■ Aim: From the first line of the listing below, retype each line up to and including the one with "import matplotlib.pyplot as plt"; pictures stay out.

■ Data provided:
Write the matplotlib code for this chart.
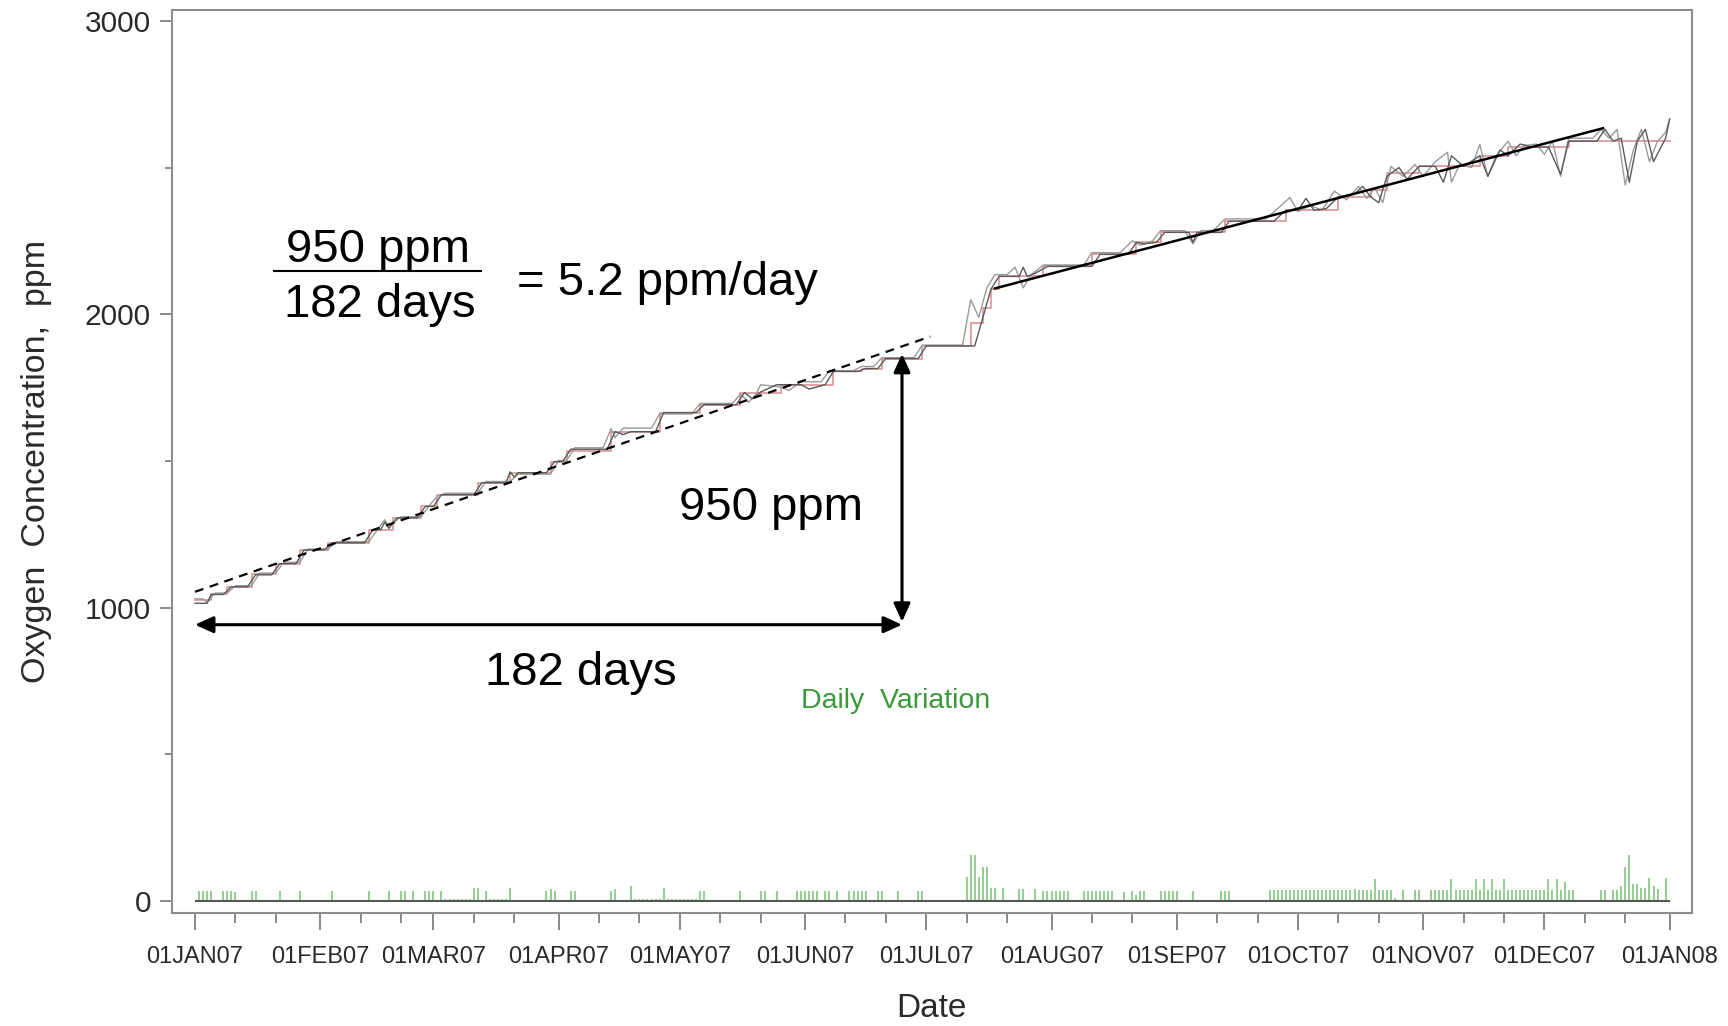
import matplotlib
matplotlib.use('Agg')
import matplotlib.pyplot as plt

# x axis: days since 01JAN07
month_starts = [0, 31, 59, 90, 120, 151, 181, 212, 243, 273, 304, 334, 365]
month_labels = ['01JAN07', '01FEB07', '01MAR07', '01APR07', '01MAY07', '01JUN07', '01JUL07',
                '01AUG07', '01SEP07', '01OCT07', '01NOV07', '01DEC07', '01JAN08']

# red series (stepped)
red_days = [0, 4, 8, 14, 20, 26, 33, 43, 49, 56, 60, 70, 78, 88, 92, 103, 115, 125, 135, 145,
            158, 165, 170, 180, 192, 195, 197, 199, 210, 222, 233, 239, 255, 270, 283, 291,
            295, 303, 318, 325, 340, 365]
red_ppm = [1025, 1047, 1071, 1115, 1150, 1197, 1221, 1266, 1306, 1345, 1385, 1426, 1460, 1498,
           1535, 1600, 1665, 1692, 1733, 1760, 1805, 1815, 1849, 1892, 1970, 2020, 2085, 2129,
           2163, 2204, 2245, 2279, 2317, 2354, 2400, 2425, 2480, 2504, 2540, 2570, 2590, 2590]

# dark grey series
black_days = [0, 3, 4, 7, 9, 13, 15, 19, 21, 25, 27, 32, 34, 42, 44, 46, 47, 48, 50, 55, 57, 59,
              61, 69, 71, 77, 78, 79, 80, 87, 89, 91, 93, 102, 104, 106, 108, 114, 116, 124, 126,
              134, 136, 138, 140, 144, 150, 152, 156, 158, 164, 166, 169, 171, 179, 181, 193,
              197, 199, 204, 205, 206, 208, 211, 222, 224, 231, 233, 235, 238, 240, 246, 247,
              248, 254, 256, 267, 270, 273, 275, 277, 280, 283, 287, 289, 291, 293, 295, 298,
              300, 303, 307, 309, 311, 314, 318, 320, 323, 325, 328, 331, 335, 338, 340, 347,
              349, 351, 353, 355, 357, 359, 361, 364, 365]
black_ppm = [1015, 1015, 1045, 1045, 1071, 1071, 1112, 1112, 1150, 1150, 1197, 1197, 1221, 1221,
             1266, 1266, 1292, 1270, 1306, 1306, 1345, 1345, 1385, 1385, 1426, 1426, 1463, 1445,
             1460, 1460, 1498, 1498, 1540, 1540, 1600, 1590, 1600, 1600, 1665, 1665, 1692, 1692,
             1733, 1712, 1735, 1760, 1760, 1745, 1760, 1805, 1805, 1815, 1815, 1849, 1849, 1892,
             1892, 2085, 2129, 2129, 2160, 2129, 2140, 2163, 2163, 2204, 2204, 2245, 2240, 2245,
             2279, 2279, 2245, 2279, 2279, 2317, 2317, 2354, 2354, 2395, 2354, 2360, 2400, 2410,
             2436, 2400, 2380, 2470, 2500, 2460, 2504, 2504, 2450, 2540, 2504, 2540, 2470, 2560,
             2540, 2580, 2570, 2570, 2477, 2590, 2590, 2630, 2590, 2600, 2450, 2590, 2630, 2520,
             2600, 2665]

# light grey series
grey_days = [0, 2, 3, 5, 8, 10, 14, 16, 20, 22, 26, 28, 33, 35, 43, 45, 47, 48, 49, 51, 56, 58,
             60, 62, 70, 72, 78, 80, 88, 90, 92, 94, 101, 103, 104, 106, 113, 115, 123, 125, 133,
             135, 137, 139, 140, 145, 147, 150, 155, 157, 163, 165, 168, 170, 178, 180, 190, 192,
             194, 196, 198, 201, 203, 205, 207, 210, 220, 222, 229, 232, 234, 237, 239, 245, 247,
             249, 252, 255, 265, 268, 271, 273, 276, 279, 282, 285, 288, 290, 292, 294, 296, 299,
             302, 304, 307, 310, 311, 313, 316, 318, 320, 322, 325, 327, 329, 332, 334, 336, 338,
             340, 346, 348, 350, 352, 354, 356, 358, 360, 362, 364, 365]
grey_ppm = [1030, 1030, 1018, 1050, 1050, 1075, 1075, 1118, 1118, 1155, 1155, 1200, 1200, 1225,
            1225, 1262, 1300, 1275, 1288, 1310, 1310, 1348, 1380, 1390, 1390, 1430, 1430, 1455,
            1455, 1502, 1502, 1545, 1545, 1610, 1580, 1612, 1612, 1660, 1660, 1696, 1696, 1728,
            1700, 1730, 1760, 1752, 1740, 1770, 1770, 1808, 1808, 1822, 1822, 1852, 1852, 1895,
            1895, 2050, 1990, 2090, 2135, 2135, 2160, 2090, 2135, 2168, 2168, 2210, 2210, 2250,
            2235, 2250, 2285, 2285, 2240, 2285, 2285, 2325, 2325, 2360, 2398, 2350, 2370, 2355,
            2420, 2390, 2436, 2395, 2430, 2380, 2504, 2470, 2510, 2470, 2520, 2552, 2450, 2510,
            2500, 2579, 2470, 2540, 2590, 2540, 2575, 2580, 2545, 2590, 2470, 2600, 2600, 2630,
            2600, 2630, 2440, 2560, 2630, 2520, 2590, 2620, 2665]

# daily variation bars
var_days = [1, 2, 3, 4, 7, 8, 9, 10, 14, 15, 21, 26, 34, 43, 48, 51, 52, 54, 57, 58, 59, 61,
            62, 63, 64, 65, 66, 67, 68, 69, 70, 72, 73, 74, 75, 76, 77, 78, 87, 88, 89, 93, 94,
            103, 104, 108, 109, 110, 111, 112, 113, 114, 115, 116, 117, 118, 119, 120, 121, 122,
            123, 124, 125, 126, 135, 140, 141, 144, 149, 150, 151, 152, 153, 154, 156, 157, 159,
            162, 163, 164, 165, 166, 169, 170, 174, 179, 180,
            191, 192, 193, 194, 195, 196, 197, 198, 200, 204, 205, 208, 210, 211, 212, 213, 214,
            215, 216, 220, 221, 222, 223, 224, 225, 226, 227, 230, 232, 233, 234, 235, 239, 240,
            241, 242, 243, 247, 254, 255, 256,
            266, 267, 268, 269, 270, 271, 272, 273, 274, 275, 276, 277, 278, 279, 280, 281, 282,
            283, 284, 285, 286, 287, 288, 289, 290, 291, 292, 293, 294, 295, 296, 297, 299, 302,
            303, 306, 307, 308, 309, 310, 311, 312, 313, 314, 315, 316, 317, 318, 319, 320, 321,
            322, 323, 324, 325, 326, 327, 328, 329, 330, 331, 332, 333, 334, 335, 336, 337, 338,
            339, 340, 341, 348, 349, 351, 352, 353, 354, 355, 356, 357, 358, 359, 360, 361, 362,
            364]
var_ppm = [35, 35, 35, 35, 35, 35, 35, 30, 35, 35, 35, 35, 35, 35, 35, 35, 35, 35, 35, 35, 35, 35,
           6, 6, 6, 6, 6, 6, 6, 45, 45, 35, 6, 6, 6, 6, 6, 45, 35, 40, 35, 35, 35,
           35, 40, 50, 6, 6, 6, 6, 6, 6, 6, 45, 6, 6, 6, 6, 6, 6,
           6, 6, 35, 35, 35, 35, 35, 35, 35, 35, 35, 35, 35, 35, 35, 35, 35,
           35, 35, 35, 35, 35, 35, 35, 35, 35, 35,
           83, 157, 157, 83, 117, 117, 43, 43, 43, 40, 40, 40, 35, 35, 35, 35, 35,
           35, 35, 35, 35, 35, 35, 35, 35, 35, 35, 30, 35, 20, 35, 35, 35, 35,
           35, 35, 35, 35, 35, 35, 35,
           37, 37, 37, 37, 37, 37, 37, 37, 37, 37, 37, 37, 37, 37, 37, 37, 37,
           37, 37, 37, 37, 40, 37, 37, 37, 37, 77, 37, 37, 37, 37, 10, 37, 37,
           37, 37, 37, 37, 37, 37, 75, 37, 37, 37, 37, 37, 75, 37, 75, 37, 75,
           37, 37, 75, 37, 37, 37, 37, 37, 37, 37, 37, 37, 37, 75, 37, 75, 37,
           65, 37, 37, 37, 37, 37, 37, 50, 117, 157, 60, 60, 45, 45, 80, 50, 40,
           80]

# annotation geometry (days, ppm)
trend1_days = [0, 182]
trend1_ppm = [1054, 1924]
trend2_days = [198, 348.5]
trend2_ppm = [2088, 2634]
span_ppm = 942
span_end_day = 175
rise_top_ppm = 1865

label_font = ['Liberation Sans Narrow', 'Liberation Sans', 'DejaVu Sans']
big_font = ['Liberation Sans', 'DejaVu Sans']

fig = plt.figure(figsize=(17.28, 10.26), dpi=100)
ax = fig.add_axes([0.0995, 0.110, 0.8796, 0.880])

ax.vlines(var_days, 0, var_ppm, color='#80c680', lw=1.2)
ax.hlines(0, month_starts[0], month_starts[-1], color='#555555', lw=1.5)

ax.step(red_days, red_ppm, where='post', color='#d99494', lw=1.2)
ax.plot(grey_days, grey_ppm, color='#9a9a9a', lw=1.0)
ax.plot(black_days, black_ppm, color='#5a5a5a', lw=1.0)

ax.plot(trend1_days, trend1_ppm, color='black', lw=1.6, ls=(0, (4, 3)))
ax.plot(trend2_days, trend2_ppm, color='black', lw=1.8)

arrow = dict(arrowstyle='<|-|>,head_length=0.55,head_width=0.25', color='black', lw=2.2,
             shrinkA=0, shrinkB=0, mutation_scale=20)
ax.annotate('', xy=(0, span_ppm), xytext=(span_end_day, span_ppm), arrowprops=arrow)
ax.annotate('', xy=(span_end_day, span_ppm + 10), xytext=(span_end_day, rise_top_ppm),
            arrowprops=arrow)

ax.text(45.3, 2218, '950 ppm', ha='center', va='center', fontsize=34, family=big_font)
ax.hlines(2146, 19.3, 71, color='black', lw=1.5)
ax.text(45.8, 2030, '182 days', ha='center', va='center', fontsize=34, family=big_font)
ax.text(117, 2105, '= 5.2 ppm/day', ha='center', va='center', fontsize=34, family=big_font)
ax.text(142.6, 1341, '950 ppm', ha='center', va='center', fontsize=34, family=big_font)
ax.text(95.5, 778, '182 days', ha='center', va='center', fontsize=34, family=big_font)
ax.text(173.3, 682, 'Daily  Variation', ha='center', va='center', fontsize=20.5,
        color='#3a9a3a', family=label_font)

ax.set_xlim(-5.7, 370.5)
ax.set_ylim(-41, 3036)
ax.set_xticks(month_starts, month_labels)
ax.set_xticks([m + 10 for m in month_starts[:-1]] + [m + 20 for m in month_starts[:-1]], minor=True)
ax.set_yticks([0, 1000, 2000, 3000], ['0', '1000', '2000', '3000'])
ax.set_yticks([500, 1500, 2500], minor=True)

for lab in ax.get_xticklabels() + ax.get_yticklabels():
    lab.set_family(label_font)
ax.tick_params(axis='x', which='major', length=12, width=1.3, color='#808080', pad=12,
               labelsize=17, labelcolor='#2a2a2a')
ax.tick_params(axis='x', which='minor', length=7, width=1.3, color='#808080')
ax.tick_params(axis='y', which='major', length=9, width=1.3, color='#808080', pad=6,
               labelsize=21.5, labelcolor='#2a2a2a')
ax.tick_params(axis='y', which='minor', length=5, width=1.3, color='#808080')
for sp in ax.spines.values():
    sp.set_color('#8c8c8c')
    sp.set_linewidth(1.5)

ax.set_ylabel('Oxygen  Concentration,  ppm', fontsize=24.5, color='#2a2a2a', family=label_font)
ax.yaxis.set_label_coords(-0.079, 0.5)
ax.set_xlabel('Date', fontsize=24, color='#2a2a2a', family=label_font)
ax.xaxis.set_label_coords(0.5, -0.088)

fig.savefig('out.png', dpi=100)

■ Exercise answer:
Write the matplotlib code for this chart.
import matplotlib
matplotlib.use('Agg')
import matplotlib.pyplot as plt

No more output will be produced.